THE EXECUTION GROUND
Mijović says that during the period of Austrian rule, on the eastern side of the cemetery, on the site of today's Sarajevo City Center, the first tobacco factory was built in 1882, which was moved to its current location in Pofalići in 1960.
"It is little known that at that very place, next to the cemetery fence, there was a place of execution for the Turkish landowner, where criminals were executed by strangulation with a cord, beheading, and later by hanging. Immediately next to the northern side of the cemetery, a railway station for the so-called Ilidža train was built. The track roughly coincided with today's tram line that runs from Marijin Dvor to the west. Because of these dominant buildings, some people also called the cemetery `by the Ilidža station` or `by the tobacco factory,`" stated Mijović.
Mijović, who deals with historical facts, notes that later, with the expansion of the city, its urban parts reached the once peripheral customs and the cemetery fence itself.
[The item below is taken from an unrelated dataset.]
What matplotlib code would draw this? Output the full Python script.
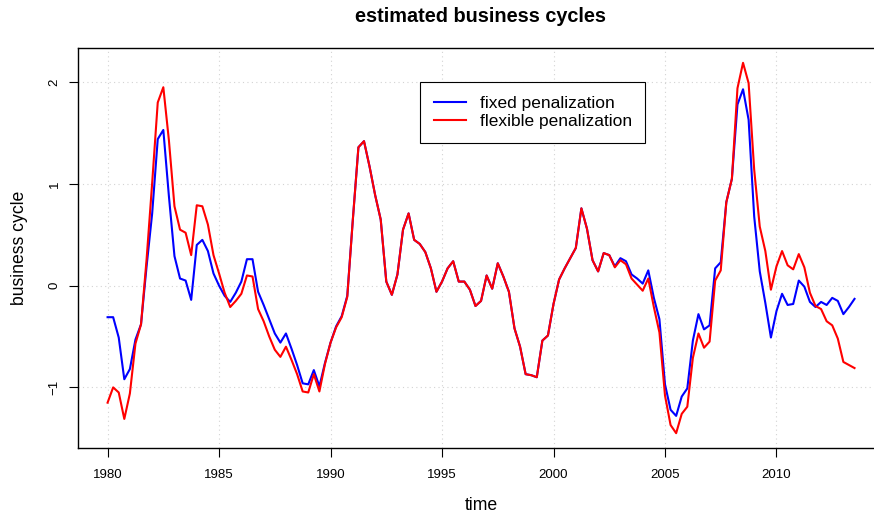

CEMETERY OF HOLY ARCHANGELS MICHAEL AND GABRIEL
"By an act of August 3, 1882, the government commissioner for Sarajevo banned further burials due to `health concerns`. In the area near the current Faculty of Philosophy, there was an empty space, without graves, which at times served as a haystack or military landfill. Due to the ban, the Serbs hastily opened a cemetery on the slope of Trebević above Kovačići. However, even that was contested, which forced the municipality to quickly buy a plot of land on Koševo in September 1884, which the government had allocated to them, at a bargain price, and a new cemetery of the Holy Archangels Michael and Gabriel was formed there," Mijović stated.
Mijović specifies that the cemetery was consecrated on October 12, 1884, by Metropolitan Sava Kosanović.
"During the ottoman period, a small part of the cemetery `on Carina` was leased to the Catholic community for burial purposes. However, after the Austro-Hungarian occupation, they, as members of the `imperial faith,` became favorites of those authorities, who openly favored them in every way, so that the Catholic Church, personified by the aggressive Bishop Stadler, suddenly asserted its right to half of the entire cemetery plot.
A ten-year lawsuit was initiated, which ended with a verdict in their favor in February 1915, in circumstances when the persecuted Serbian community did not dare to raise an objection, and even if it had, the outcome of that judicial farce would have been the same. It is completely clear that there can be no question of their `historical centuries-old right,` when it was only in the mid-19th century, with the help of the Serbs, that Fra Grga Martić built a small chapel as the first Catholic place of worship in Sarajevo," says Mijović.
EXHUMATION
Mijović adds that in the new state of the Kingdom of Serbs, Croats and Slovenes, the city authorities once again raised the issue of the Cemetery at Carina, which should be exhumed for the further urbanization of that area.
"The church municipality agreed to the exhumation and transfer of the grave remains to the new Orthodox cemetery in Koševo, only when it was stipulated in the urban plan that a seminary building with an associated church would be built on part of that plot. At that time, the Serbian-Orthodox Church Municipality paid the Catholics a hefty sum of 500 thousand dinars for their part of the cemetery," Mijović reveals.
He noted that the digging up of the cemetery in Carina and the exhumation were planned for June 1935, but that it was constantly postponed so that the work finally began only in March 1939.
Mijović said that this is a very extensive and interesting story that he leaves with SRNA and intends to tell in the continuation of this series about the property of Serbs in Sarajevo.